Pela a análise do art. 6, parágrafo 2, da Lei 605 / 49, percebemos também uma clara hierarquia entre os atestados médicos para fins de abonos de faltas ao trabalho. A palavra “sucessivamente” não deixa nenhuma margem de dúvida quanto a isso. Conforme essa hierarquia, temos:
1º lugar: atestado de médico da instituição da previdência social a que estiver filiado o empregado;
2º lugar: atestado de médico do Serviço Social do Comércio ou da Indústria;
3º lugar: atestado de médico da empresa ou por ela designado (incluindo aqui a figura do “Médico Examinador”, nos termos do item 7.3.2 da Norma Regulamentadora n. 7 do Ministério do Trabalho e Emprego);
4º lugar: atestado de médico a serviço de representação federal, estadual ou municipal incumbido de assuntos de higiene ou de saúde pública;
5º lugar (e último): qualquer outro médico que o trabalhador escolher.

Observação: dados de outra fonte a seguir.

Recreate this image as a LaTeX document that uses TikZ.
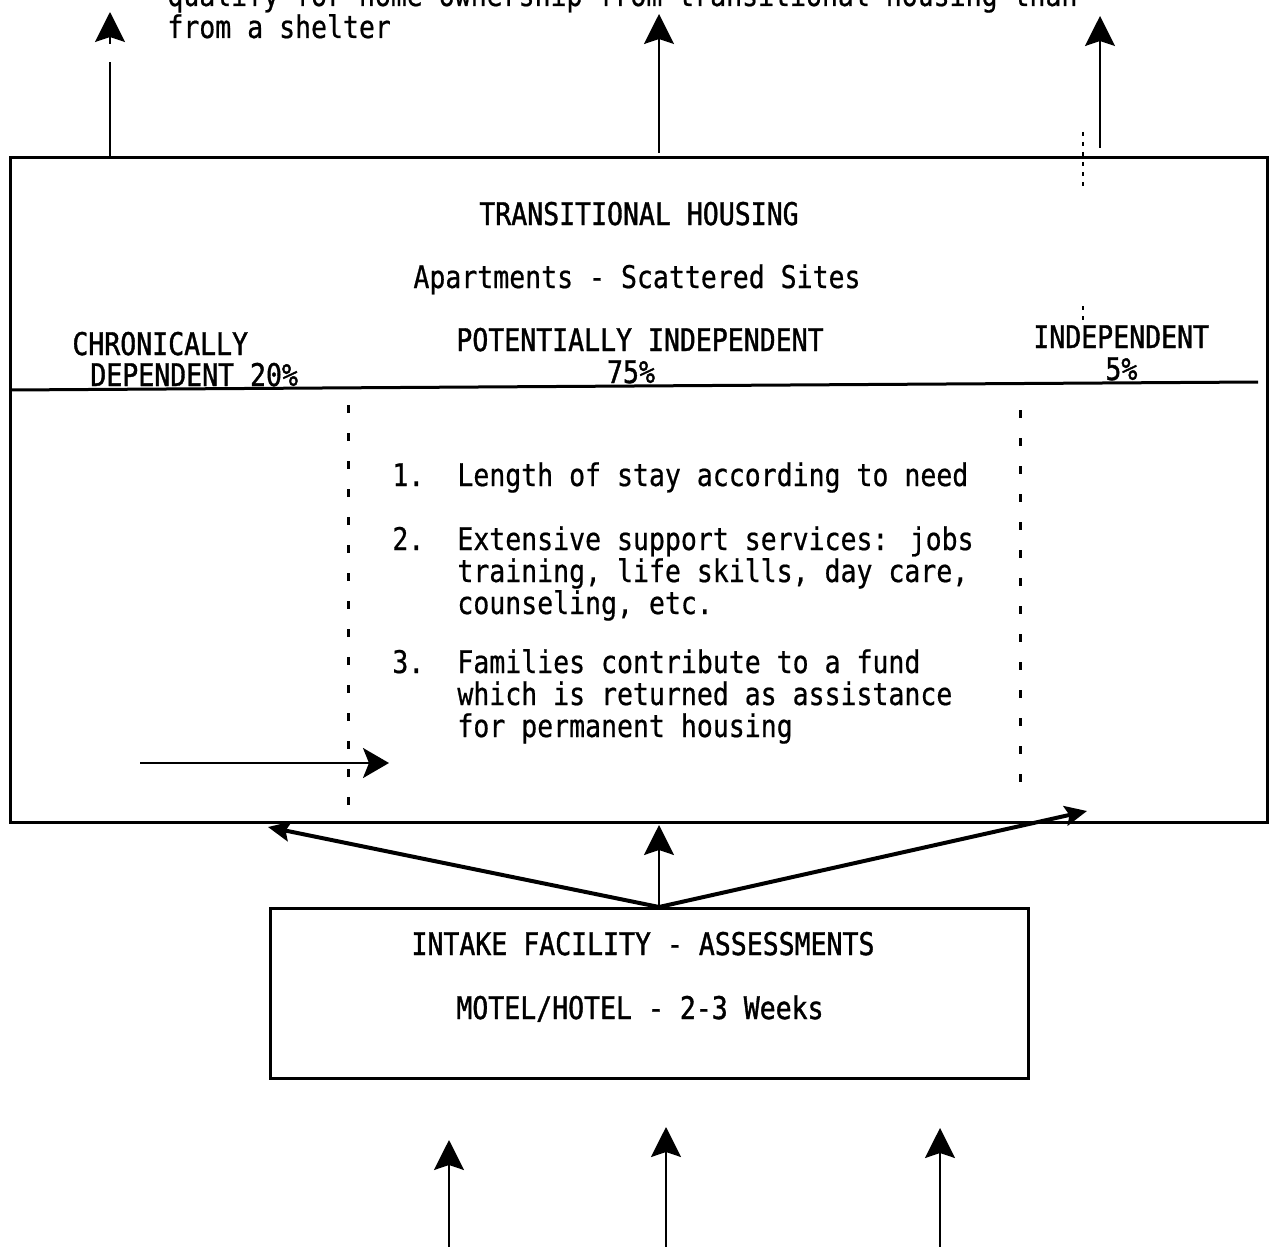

Portanto, há uma hierarquia para fornecimento dos atestados que envolvam repouso e ausência no trabalho por motivos de saúde e que sucessivamente pode ser contestado conforme colocado acima.
Conclusões:
– Apenas médicos e dentistas podem fornecer atestados para repouso e ausência no emprego daqueles trabalhadores regidos pela CLT.
– Atestados sem CID podem e devem ser aceitos pelas empresas.
– Existe uma hierarquia de atestados médicos e o serviço de Medicina do Trabalho da empesa (quando existente) pode contestar o atestado do funcionário quando este recebe de seu médico assistente.
– Ao fornecer atestado médico com o CID, não se esqueça de colher a assinatura de seu paciente dando ciência da divulgação de seu diagnóstico.
REFERÊNCIAS:
1. Resolução 1685/2002 CFM
2. Lei n. 8.213/91
3. Lei 605/49
4. Lei 5.081/66
5. Norma Regulamentadora N. 07 – MTE
6. Mendanha, M.H, Medicina do Trabalho e Pericias Médicas, 4 edição. Editora Ltr, 2015
Autor: Dr. Octávio Augisto Oliveira – Médico formado em 2007 pela Faculdade Evangélica do Paraná fez residência em Medicina do Trabalho na Santa Casa de São Paulo e pós-graduação em Perícias Médicas na UNIFESP/Escola Paulista de Medicina/Escola Paulista de Magistratura. Professor de pós-gradução em Medicina do trabalho e médico coordenador em uma grande empresa multinacional. Interessado nos estudos de qualidade de vida no trabalho, gestão e administração médica, além de artes, cultura e música.
Fonte: Academia Médica.
Título original: A empresa pode negar atestado médico sem CID?